LV= confirmed that Royal London made another bid to buy the provider earlier this month.
David Barral, senior independent director of LV=, said: “Our board carried out a careful and detailed strategic review of LV= in 2020. We examined all the options, drawing on our own wide business and transaction experience and that of our professional advisors.
“We all came to the firm conclusion it would not be fair for us to ask our with-profit members to finance a future that requires significant investment, which many would not benefit from.
“Therefore, we explored an external transaction and having considered 12 bids unanimously concluded that the best outcome for our members, employees and all of our stakeholders was the proposed transaction with Bain Capital.
“It was a decision we didn’t take lightly given our mutual heritage, but we know it is the right choice because it saves the future of LV=.”
The board of LV= continues to unanimously recommend the transaction with Bain.
LV= has started the process to towards demutualisation in the latest step in its sale to Bain but members must vote in favour of the acquisition proposals.
Members are set to receive a share of £111m in one-off payments should the deal with Bain go ahead via a Part VII transfer.

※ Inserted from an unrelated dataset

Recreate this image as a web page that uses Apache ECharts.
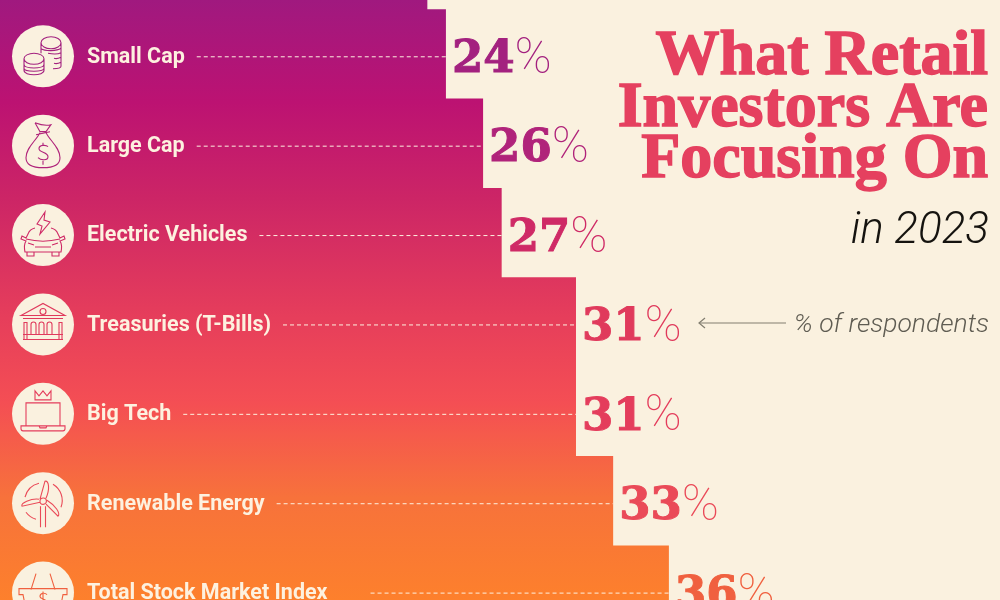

This type of insurance business transfer scheme requires backing from a court hearing and members voting in favour.
LV=’s articles of association need to be changed via a scheme of arrangement in order to transfer the ownership of the business to a Bain-controlled entity, effectively demutualising the provider. It also requires the backing of the Financial Conduct Authority. The regulator gave the green light to the provider last month.
Alongside the proposed £111m payment to members, Bain also projected £101m of “policy payout enhancements” for members. Total payments to members under the deal could be £212m.
Bain has committed to spending £160m on IT modernisation, business operational improvements, product development and customer service funded from operating cashflows for LV= should the deal go ahead.
However, critics have warned that widespread redundancies at LV= are possible.